Set problem >> Copy everything from the line with "Give me the Altair source for this chart." down to the line with "3.689, 3.689, 3.682, 3.676, 3.676]", inclusive of both, exactly as written; leave out all pictures.

Given data >>
↓↓↓

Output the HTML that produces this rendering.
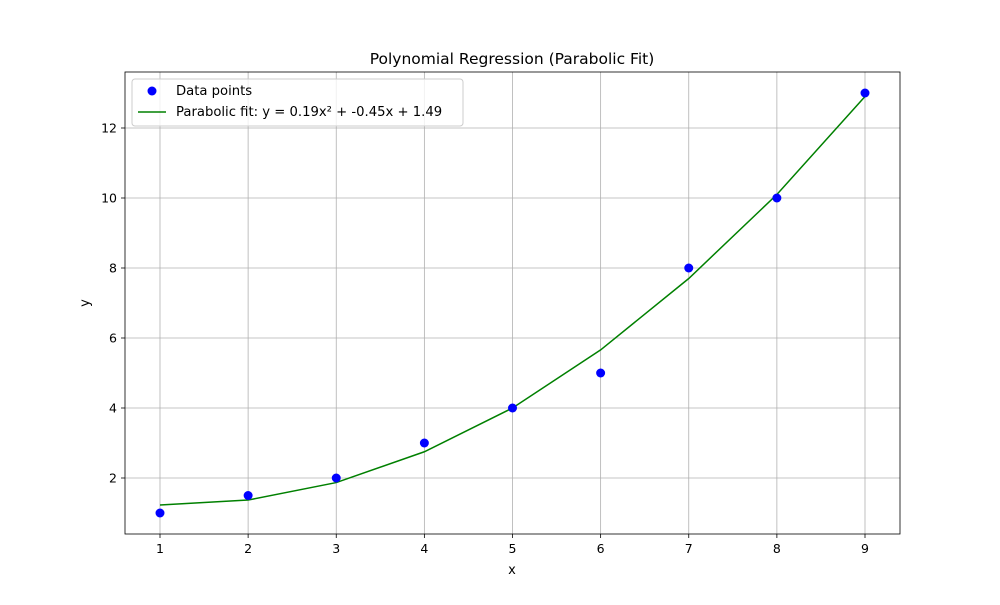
<!DOCTYPE html>
<html><head><meta charset="utf-8"><style>
body{margin:0;background:#fff;}
svg text{font-family:"DejaVu Sans","Liberation Sans",sans-serif;fill:#000;}
</style></head><body>
<svg id="chart" width="1000" height="600">
<rect width="1000" height="600" fill="#fff"/>
<text x="512" y="64" font-size="15.5" text-anchor="middle">Polynomial Regression (Parabolic Fit)</text>
<g id="grid"></g><g id="ticks"></g>
<g id="series"></g>
<rect x="125" y="72" width="775" height="462" fill="none" stroke="#000" stroke-width="0.8"/>
<text x="512" y="574" font-size="13" text-anchor="middle">x</text>
<text x="89" y="303" font-size="13" text-anchor="middle" transform="rotate(-90 89 303)">y</text>
<g>
<rect x="132" y="79" width="331" height="47" rx="3" fill="#fff" fill-opacity="0.8" stroke="#ccc"/>
<circle cx="152" cy="91" r="4.5" fill="#0000ff"/>
<text x="176" y="95" font-size="13.2">Data points</text>
<line x1="138" y1="112" x2="166" y2="112" stroke="#008000" stroke-width="1.5"/>
<text x="176" y="116" font-size="13.2">Parabolic fit: y = 0.19x² + -0.45x + 1.49</text>
</g>
</svg>
<script>
const xs=[1,2,3,4,5,6,7,8,9];
const ys=[1,1.5,2,3,4,5,8,10,13];
const fitY=[1.23,1.37,1.87,2.75,4.0,5.66,7.7,10.1,12.9];
const xTicks=[1,2,3,4,5,6,7,8,9];
const yTicks=[2,4,6,8,10,12];
const NS="http://www.w3.org/2000/svg";
const X=v=>160+(v-1)*88.125;
const Y=v=>548-v*35;
function mk(t,a,p){const e=document.createElementNS(NS,t);for(const k in a)e.setAttribute(k,a[k]);p.appendChild(e);return e;}
const g=document.getElementById('grid'),tk=document.getElementById('ticks'),s=document.getElementById('series');
xTicks.forEach(v=>{
const l=mk('line',{x1:X(v),x2:X(v),y1:72,y2:534,stroke:'#b0b0b0','stroke-width':0.8},g);


mk('line',{x1:X(v),x2:X(v),y1:534,y2:538,stroke:'#000','stroke-width':0.8},tk);
const t=mk('text',{x:X(v),y:553,'font-size':12.5,'text-anchor':'middle'},tk);t.textContent=v;


});
yTicks.forEach(v=>{
const l=mk('line',{x1:125,x2:900,y1:Y(v),y2:Y(v),stroke:'#b0b0b0','stroke-width':0.8},g);


mk('line',{x1:121,x2:125,y1:Y(v),y2:Y(v),stroke:'#000','stroke-width':0.8},tk);
const t=mk('text',{x:117,y:Y(v)+4.5,'font-size':12.5,'text-anchor':'end'},tk);t.textContent=v;


});
const pl=mk('polyline',{points:xs.map((x,i)=>X(x)+','+Y(fitY[i])).join(' '),fill:'none',stroke:'#008000','stroke-width':1.5},s);


xs.forEach((x,i)=>{
const c=mk('circle',{cx:X(x),cy:Y(ys[i]),r:4.5,fill:'#0000ff'},s);


});
</script>
</body></html>
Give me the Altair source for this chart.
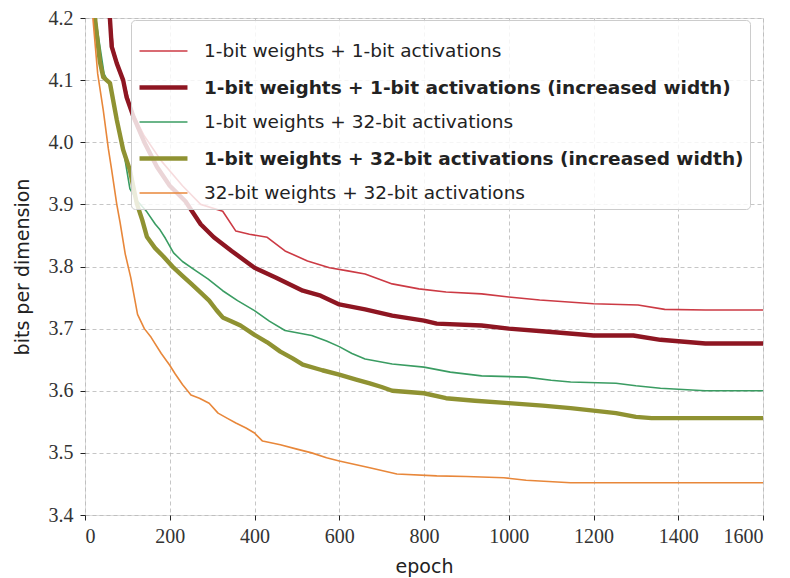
import altair as alt
import pandas as pd

# series names (legend order)
names = [
    "1-bit weights + 1-bit activations",
    "1-bit weights + 1-bit activations (increased width)",
    "1-bit weights + 32-bit activations",
    "1-bit weights + 32-bit activations (increased width)",
    "32-bit weights + 32-bit activations",
]
colors = ["#cc3a44", "#8e1622", "#3a9c62", "#8f9232", "#e8873a"]
widths = [1.6, 4.4, 1.6, 4.4, 1.6]

# 1-bit w + 1-bit a
e_11 = [45, 60, 67, 80, 95, 110, 140, 180, 230, 273, 325, 356, 388, 430, 472, 525, 577, 620, 661,
        725, 788, 852, 936, 1000, 1073, 1200, 1305, 1368, 1464, 1600]
v_11 = [4.40, 4.197, 4.15, 4.12, 4.09, 4.05, 4.01, 3.97, 3.93, 3.900, 3.889, 3.857, 3.852, 3.847,
        3.825, 3.809, 3.798, 3.793, 3.788, 3.772, 3.764, 3.759, 3.756, 3.751, 3.746, 3.740, 3.738,
        3.731, 3.730, 3.730]

# 1-bit w + 1-bit a (increased width)
e_11w = [40, 59, 63, 75, 90, 98, 115, 140, 170, 200, 237, 273, 304, 346, 400, 451, 514, 556, 600,
         661, 725, 800, 830, 936, 1000, 1094, 1200, 1294, 1358, 1464, 1600]
v_11w = [4.40, 4.197, 4.154, 4.127, 4.100, 4.073, 4.04, 4.00, 3.96, 3.93, 3.905, 3.868, 3.847,
         3.825, 3.798, 3.782, 3.761, 3.753, 3.739, 3.731, 3.721, 3.713, 3.708, 3.705, 3.700, 3.695,
         3.689, 3.689, 3.682, 3.676, 3.676]

# 1-bit w + 32-bit a
e_132 = [15, 25, 45, 60, 75, 90, 106, 124, 146, 166, 177, 190, 209, 230, 262, 290, 325, 360, 400,
         435, 472, 535, 570, 600, 630, 661, 725, 800, 862, 936, 1041, 1100, 1146, 1253, 1300, 1358,
         1464, 1600]
v_132 = [4.36, 4.20, 4.11, 4.09, 4.04, 3.99, 3.925, 3.905, 3.888, 3.868, 3.859, 3.845, 3.822,
         3.808, 3.793, 3.780, 3.761, 3.745, 3.729, 3.712, 3.697, 3.689, 3.680, 3.671, 3.660, 3.651,
         3.643, 3.638, 3.630, 3.624, 3.622, 3.617, 3.614, 3.612, 3.608, 3.604, 3.600, 3.600]

# 1-bit w + 32-bit a (increased width)
e_132w = [15, 24, 35, 43, 59, 75, 90, 106, 122, 135, 146, 165, 185, 209, 230, 251, 270, 293, 310,
          325, 345, 367, 400, 430, 461, 490, 514, 560, 600, 640, 672, 700, 725, 800, 852, 920, 1000,
          1080, 1146, 1200, 1253, 1300, 1337, 1600]
v_132w = [4.35, 4.197, 4.13, 4.105, 4.095, 4.036, 3.988, 3.955, 3.902, 3.875, 3.848, 3.83, 3.816,
          3.798, 3.785, 3.772, 3.760, 3.745, 3.730, 3.718, 3.712, 3.705, 3.690, 3.678, 3.663, 3.652,
          3.642, 3.633, 3.626, 3.618, 3.612, 3.606, 3.600, 3.596, 3.588, 3.584, 3.580, 3.576, 3.572,
          3.568, 3.564, 3.558, 3.556, 3.556]

# 32-bit w + 32-bit a
e_3232 = [10, 19, 30, 43, 55, 63, 75, 83, 95, 108, 124, 140, 156, 180, 200, 213, 230, 250, 270, 293,
          314, 335, 356, 380, 400, 419, 461, 500, 535, 570, 600, 640, 672, 736, 830, 900, 988, 1041,
          1146, 1600]
v_3232 = [4.40, 4.197, 4.11, 4.052, 3.99, 3.955, 3.90, 3.870, 3.82, 3.782, 3.723, 3.70, 3.686, 3.66,
          3.641, 3.627, 3.61, 3.593, 3.588, 3.580, 3.564, 3.556, 3.548, 3.540, 3.532, 3.519, 3.513,
          3.506, 3.500, 3.492, 3.487, 3.481, 3.476, 3.466, 3.463, 3.462, 3.460, 3.456, 3.452, 3.452]

x_ticks = [0, 200, 400, 600, 800, 1000, 1200, 1400, 1600]
y_ticks = [3.4, 3.5, 3.6, 3.7, 3.8, 3.9, 4.0, 4.1, 4.2]

series_data = [(e_11, v_11), (e_11w, v_11w), (e_132, v_132), (e_132w, v_132w), (e_3232, v_3232)]

rows = []
for i, (name, (ee, vv)) in enumerate(zip(names, series_data)):
    for k, (e, v) in enumerate(zip(ee, vv)):
        rows.append({"epoch": e, "bpd": v, "series": name, "order": i, "k": k})
df = pd.DataFrame(rows)

sans = "DejaVu Sans"
serif = "Liberation Serif"


def legend():
    return alt.Legend(
        title=None,
        orient="none",
        legendX=46,
        legendY=2,
        symbolType="stroke",
        symbolSize=2300,
        labelFont=sans,
        labelFontSize=18.5,
        labelColor="#222222",
        labelFontWeight={"expr": "indexof(datum.label, 'increased') >= 0 ? 'bold' : 'normal'"},
        labelLimit=800,
        labelOffset=14,
        rowPadding=-6,
        fillColor="rgba(255,255,255,0.82)",
        strokeColor="#cccccc",
        cornerRadius=4,
        padding=6,
    )


def axis(title, values, fmt, title_pad, label_pad):
    return alt.Axis(
        title=title,
        values=values,
        format=fmt,
        labelFont=serif,
        labelFontSize=20,
        labelColor="#333333",
        titleFont=sans,
        titleFontSize=19,
        titleFontWeight="normal",
        titleColor="#222222",
        titlePadding=title_pad,
        labelPadding=label_pad,
        tickSize=5,
        tickColor="#222222",
        domain=False,
        grid=True,
        gridColor="#b8b8b8",
        gridDash=[4, 3],
        gridWidth=0.8,
    )


lines = alt.Chart(df).mark_line(clip=True, strokeJoin="round").encode(
    x=alt.X(
        "epoch:Q",
        scale=alt.Scale(domain=[0, 1600], nice=False),
        axis=axis("epoch", x_ticks, "d", 11, 6),
    ),
    y=alt.Y(
        "bpd:Q",
        scale=alt.Scale(domain=[3.4, 4.2], nice=False, zero=False),
        axis=axis("bits per dimension", y_ticks, ".1f", 16, 7),
    ),
    color=alt.Color(
        "series:N",
        scale=alt.Scale(domain=names, range=colors),
        sort=names,
        legend=legend(),
    ),
    strokeWidth=alt.StrokeWidth(
        "series:O",
        scale=alt.Scale(type="ordinal", domain=names, range=widths),
        sort=names,
        legend=legend(),
    ),
    detail="series:N",
    order="k:Q",
)

chart = lines.properties(
    width=678,
    height=497,
    autosize=alt.AutoSizeParams(type="none"),
    padding={"left": 85, "top": 18, "right": 27, "bottom": 63},
).configure_view(
    stroke="#222222", strokeWidth=1.2
).configure(background="white")

chart.save("out.html", embed_options={"renderer": "svg", "actions": False})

↑↑↑

Solution to this exercise >>
Give me the Altair source for this chart.
import altair as alt
import pandas as pd

# series names (legend order)
names = [
    "1-bit weights + 1-bit activations",
    "1-bit weights + 1-bit activations (increased width)",
    "1-bit weights + 32-bit activations",
    "1-bit weights + 32-bit activations (increased width)",
    "32-bit weights + 32-bit activations",
]
colors = ["#cc3a44", "#8e1622", "#3a9c62", "#8f9232", "#e8873a"]
widths = [1.6, 4.4, 1.6, 4.4, 1.6]

# 1-bit w + 1-bit a
e_11 = [45, 60, 67, 80, 95, 110, 140, 180, 230, 273, 325, 356, 388, 430, 472, 525, 577, 620, 661,
        725, 788, 852, 936, 1000, 1073, 1200, 1305, 1368, 1464, 1600]
v_11 = [4.40, 4.197, 4.15, 4.12, 4.09, 4.05, 4.01, 3.97, 3.93, 3.900, 3.889, 3.857, 3.852, 3.847,
        3.825, 3.809, 3.798, 3.793, 3.788, 3.772, 3.764, 3.759, 3.756, 3.751, 3.746, 3.740, 3.738,
        3.731, 3.730, 3.730]

# 1-bit w + 1-bit a (increased width)
e_11w = [40, 59, 63, 75, 90, 98, 115, 140, 170, 200, 237, 273, 304, 346, 400, 451, 514, 556, 600,
         661, 725, 800, 830, 936, 1000, 1094, 1200, 1294, 1358, 1464, 1600]
v_11w = [4.40, 4.197, 4.154, 4.127, 4.100, 4.073, 4.04, 4.00, 3.96, 3.93, 3.905, 3.868, 3.847,
         3.825, 3.798, 3.782, 3.761, 3.753, 3.739, 3.731, 3.721, 3.713, 3.708, 3.705, 3.700, 3.695,
         3.689, 3.689, 3.682, 3.676, 3.676]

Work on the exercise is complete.